And so it begins: schools closed; theatres and concert halls dark; pubs, bars, restaurants, cafes, gyms and leisure centres shut until further notice.
As a parent, my thoughts turn to how all this is going to affect children. I’m lucky: my daughter is still very young and relatively easily amused. Even so, I’m sure that weeks without much contact with other people will have an impact on her and take a toll on her development.
For older children, the challenge could be even greater. Much has been said about the effect that the closures and exam cancellations could have on the prospects of teenagers, as well as on vulnerable kids, for whom school may be the only refuge from neglect or abuse.
But there are also those who were never lucky enough to be in the formal education system to consider.
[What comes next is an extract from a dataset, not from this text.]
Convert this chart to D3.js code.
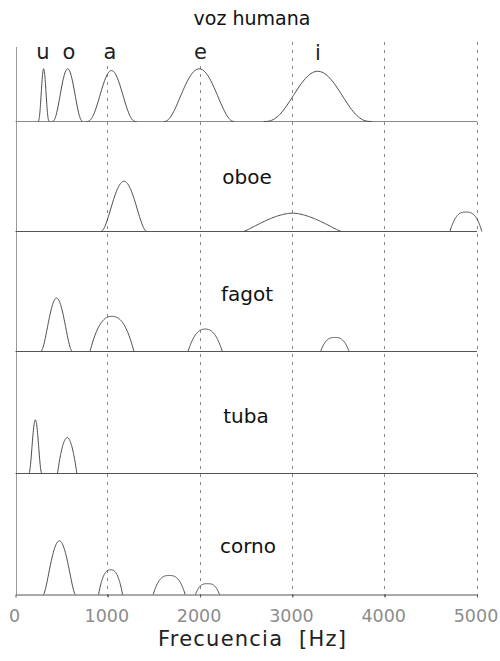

Recently, in my capacity as a fellow of the Royal Literary Fund, I’ve started running a story group at the Kent Refugee Action Network (KRAN) centre, a short walk from my house in Folkestone.
The teenagers I’ve been working with there all arrived in the UK without their parents, having fled horrors and, in many cases, spent months in camps like the notorious Calais Jungle. The three hours of Learning for Life sessions (of which my story group is a part) that KRAN provides for them four days a week are often the only regular activities to which these extremely vulnerable young people have access.
Despite this, the kids remain remarkably sparky, hopeful and enthusiastic. (The first session I ran for them focused on the story of Dick Whittington. At the end, I asked whether they, like Dick, had been disillusioned when they arrived in the UK and found the streets weren’t paved with gold, expecting that the sullen reality of this town – where racism and deprivation are rife – would have proved a disappointment. Not at all, they told me. The UK was everything they dreamed of. There was safety here, and law and order, and respect for human rights. They thought it was amazing.)
Now, with the centre closed for all but urgent casework, the KRAN young people have little to do but sit alone in their accommodation and wait. If I were a teenager, I don’t think I’d be able to put up with it for long.
Already, many people their age are defying the advice to stay home. Yesterday, just before the tighter restrictions kicked in, my other half went out to the shops. The centre of town was pretty deserted, he said, but there were groups of teenagers hanging around, looking bored. Possibly coincidentally, in the last couple of days, a window of a closed shop on the old high street has been smashed.
With nothing to do and few other people around, kids like these in small towns like this may find that social distancing permanently changes their behaviour and interpersonal codes in ways that we will all come to regret profoundly.